Below is a listing; write it out exactly and drop any images from it.
***** Given information *****
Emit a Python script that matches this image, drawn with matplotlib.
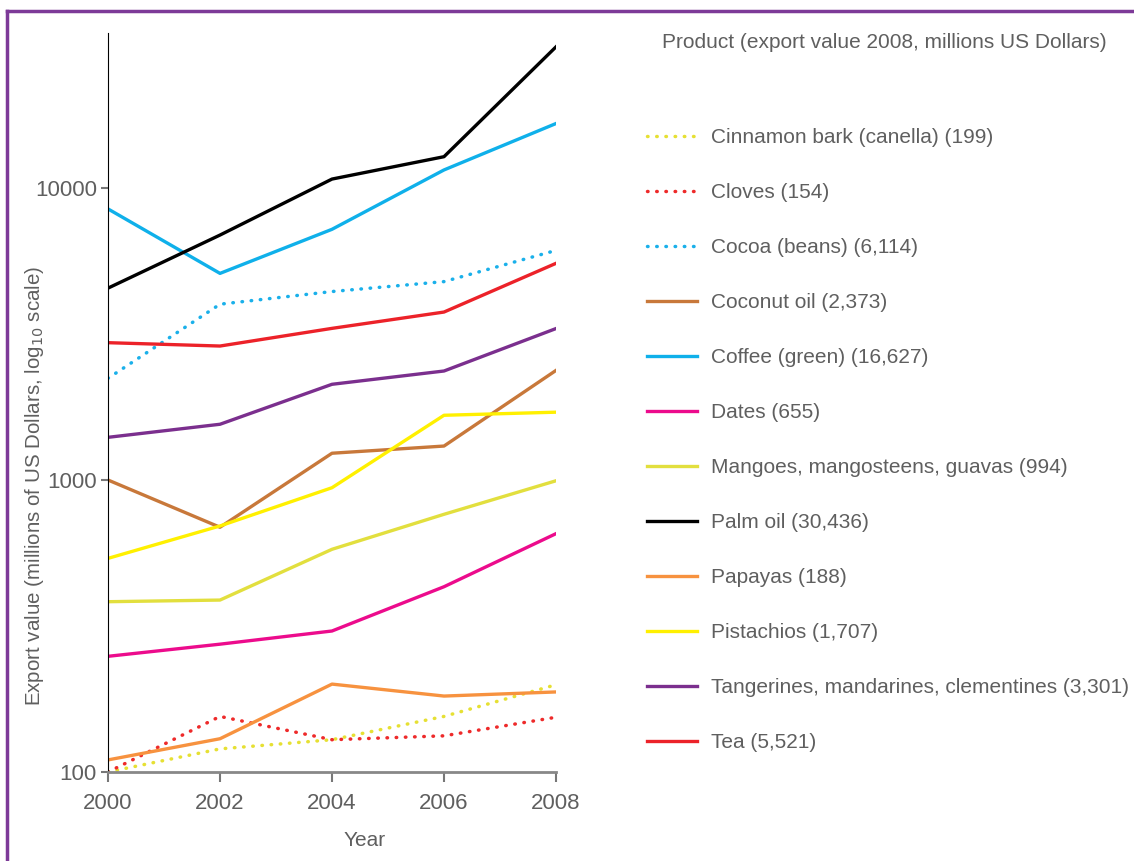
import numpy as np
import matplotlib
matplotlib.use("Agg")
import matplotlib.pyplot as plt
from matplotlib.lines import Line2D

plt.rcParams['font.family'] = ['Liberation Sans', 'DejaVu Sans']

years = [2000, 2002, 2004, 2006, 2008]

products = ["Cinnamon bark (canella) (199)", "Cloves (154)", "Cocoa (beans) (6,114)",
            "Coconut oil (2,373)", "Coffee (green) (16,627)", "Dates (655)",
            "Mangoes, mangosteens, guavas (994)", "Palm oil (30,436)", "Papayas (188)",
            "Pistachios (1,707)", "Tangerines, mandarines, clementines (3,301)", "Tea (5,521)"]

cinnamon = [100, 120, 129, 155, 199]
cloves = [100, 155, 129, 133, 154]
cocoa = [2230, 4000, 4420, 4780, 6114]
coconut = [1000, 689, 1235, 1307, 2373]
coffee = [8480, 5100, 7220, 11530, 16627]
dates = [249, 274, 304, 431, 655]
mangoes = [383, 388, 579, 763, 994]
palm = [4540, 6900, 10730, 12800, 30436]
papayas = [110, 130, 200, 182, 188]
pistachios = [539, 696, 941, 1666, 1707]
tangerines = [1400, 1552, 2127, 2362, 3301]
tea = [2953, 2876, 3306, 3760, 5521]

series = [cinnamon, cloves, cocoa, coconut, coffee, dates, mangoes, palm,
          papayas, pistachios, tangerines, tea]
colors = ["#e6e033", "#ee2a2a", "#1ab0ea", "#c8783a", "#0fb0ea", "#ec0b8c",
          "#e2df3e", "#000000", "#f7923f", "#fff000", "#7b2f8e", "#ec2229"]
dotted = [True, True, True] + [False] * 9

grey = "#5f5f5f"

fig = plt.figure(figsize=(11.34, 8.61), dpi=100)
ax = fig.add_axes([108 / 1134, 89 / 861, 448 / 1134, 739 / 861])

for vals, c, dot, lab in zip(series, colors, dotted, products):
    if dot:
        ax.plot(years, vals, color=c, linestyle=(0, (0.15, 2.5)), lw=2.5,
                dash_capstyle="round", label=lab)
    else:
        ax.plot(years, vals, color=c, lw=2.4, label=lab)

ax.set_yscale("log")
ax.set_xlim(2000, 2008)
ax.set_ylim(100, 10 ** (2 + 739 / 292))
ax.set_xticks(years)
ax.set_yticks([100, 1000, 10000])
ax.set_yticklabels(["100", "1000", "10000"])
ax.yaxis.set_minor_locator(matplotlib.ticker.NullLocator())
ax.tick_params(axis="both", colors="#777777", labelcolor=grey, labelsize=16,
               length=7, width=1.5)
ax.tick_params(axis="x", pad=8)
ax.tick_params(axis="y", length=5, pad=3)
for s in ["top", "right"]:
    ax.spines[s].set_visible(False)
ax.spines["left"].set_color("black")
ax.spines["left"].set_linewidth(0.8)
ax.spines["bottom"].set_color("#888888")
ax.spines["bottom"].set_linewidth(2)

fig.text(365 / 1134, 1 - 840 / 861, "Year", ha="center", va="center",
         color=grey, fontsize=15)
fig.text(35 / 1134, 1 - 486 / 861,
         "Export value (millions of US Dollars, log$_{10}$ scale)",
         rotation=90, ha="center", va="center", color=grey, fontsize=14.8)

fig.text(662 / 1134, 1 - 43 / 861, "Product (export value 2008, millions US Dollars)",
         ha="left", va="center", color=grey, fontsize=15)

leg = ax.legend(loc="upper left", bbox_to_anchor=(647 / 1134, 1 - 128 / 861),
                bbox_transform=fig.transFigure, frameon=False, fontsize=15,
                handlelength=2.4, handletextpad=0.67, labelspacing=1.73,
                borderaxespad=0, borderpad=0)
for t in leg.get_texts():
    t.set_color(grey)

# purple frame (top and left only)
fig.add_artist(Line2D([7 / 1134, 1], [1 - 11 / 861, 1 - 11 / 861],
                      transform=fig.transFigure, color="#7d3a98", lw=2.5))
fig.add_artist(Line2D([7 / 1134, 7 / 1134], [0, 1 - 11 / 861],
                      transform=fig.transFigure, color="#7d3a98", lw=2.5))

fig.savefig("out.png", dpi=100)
*****
The output:
Emit a Python script that matches this image, drawn with matplotlib.
import numpy as np
import matplotlib
matplotlib.use("Agg")
import matplotlib.pyplot as plt
from matplotlib.lines import Line2D

plt.rcParams['font.family'] = ['Liberation Sans', 'DejaVu Sans']

years = [2000, 2002, 2004, 2006, 2008]

products = ["Cinnamon bark (canella) (199)", "Cloves (154)", "Cocoa (beans) (6,114)",
            "Coconut oil (2,373)", "Coffee (green) (16,627)", "Dates (655)",
            "Mangoes, mangosteens, guavas (994)", "Palm oil (30,436)", "Papayas (188)",
            "Pistachios (1,707)", "Tangerines, mandarines, clementines (3,301)", "Tea (5,521)"]

cinnamon = [100, 120, 129, 155, 199]
cloves = [100, 155, 129, 133, 154]
cocoa = [2230, 4000, 4420, 4780, 6114]
coconut = [1000, 689, 1235, 1307, 2373]
coffee = [8480, 5100, 7220, 11530, 16627]
dates = [249, 274, 304, 431, 655]
mangoes = [383, 388, 579, 763, 994]
palm = [4540, 6900, 10730, 12800, 30436]
papayas = [110, 130, 200, 182, 188]
pistachios = [539, 696, 941, 1666, 1707]
tangerines = [1400, 1552, 2127, 2362, 3301]
tea = [2953, 2876, 3306, 3760, 5521]

series = [cinnamon, cloves, cocoa, coconut, coffee, dates, mangoes, palm,
          papayas, pistachios, tangerines, tea]
colors = ["#e6e033", "#ee2a2a", "#1ab0ea", "#c8783a", "#0fb0ea", "#ec0b8c",
          "#e2df3e", "#000000", "#f7923f", "#fff000", "#7b2f8e", "#ec2229"]
dotted = [True, True, True] + [False] * 9

grey = "#5f5f5f"

fig = plt.figure(figsize=(11.34, 8.61), dpi=100)
ax = fig.add_axes([108 / 1134, 89 / 861, 448 / 1134, 739 / 861])

for vals, c, dot, lab in zip(series, colors, dotted, products):
    if dot:
        ax.plot(years, vals, color=c, linestyle=(0, (0.15, 2.5)), lw=2.5,
                dash_capstyle="round", label=lab)
    else:
        ax.plot(years, vals, color=c, lw=2.4, label=lab)

ax.set_yscale("log")
ax.set_xlim(2000, 2008)
ax.set_ylim(100, 10 ** (2 + 739 / 292))
ax.set_xticks(years)
ax.set_yticks([100, 1000, 10000])
ax.set_yticklabels(["100", "1000", "10000"])
ax.yaxis.set_minor_locator(matplotlib.ticker.NullLocator())
ax.tick_params(axis="both", colors="#777777", labelcolor=grey, labelsize=16,
               length=7, width=1.5)
ax.tick_params(axis="x", pad=8)
ax.tick_params(axis="y", length=5, pad=3)
for s in ["top", "right"]:
    ax.spines[s].set_visible(False)
ax.spines["left"].set_color("black")
ax.spines["left"].set_linewidth(0.8)
ax.spines["bottom"].set_color("#888888")
ax.spines["bottom"].set_linewidth(2)

fig.text(365 / 1134, 1 - 840 / 861, "Year", ha="center", va="center",
         color=grey, fontsize=15)
fig.text(35 / 1134, 1 - 486 / 861,
         "Export value (millions of US Dollars, log$_{10}$ scale)",
         rotation=90, ha="center", va="center", color=grey, fontsize=14.8)

fig.text(662 / 1134, 1 - 43 / 861, "Product (export value 2008, millions US Dollars)",
         ha="left", va="center", color=grey, fontsize=15)

leg = ax.legend(loc="upper left", bbox_to_anchor=(647 / 1134, 1 - 128 / 861),
                bbox_transform=fig.transFigure, frameon=False, fontsize=15,
                handlelength=2.4, handletextpad=0.67, labelspacing=1.73,
                borderaxespad=0, borderpad=0)
for t in leg.get_texts():
    t.set_color(grey)

# purple frame (top and left only)
fig.add_artist(Line2D([7 / 1134, 1], [1 - 11 / 861, 1 - 11 / 861],
                      transform=fig.transFigure, color="#7d3a98", lw=2.5))
fig.add_artist(Line2D([7 / 1134, 7 / 1134], [0, 1 - 11 / 861],
                      transform=fig.transFigure, color="#7d3a98", lw=2.5))

fig.savefig("out.png", dpi=100)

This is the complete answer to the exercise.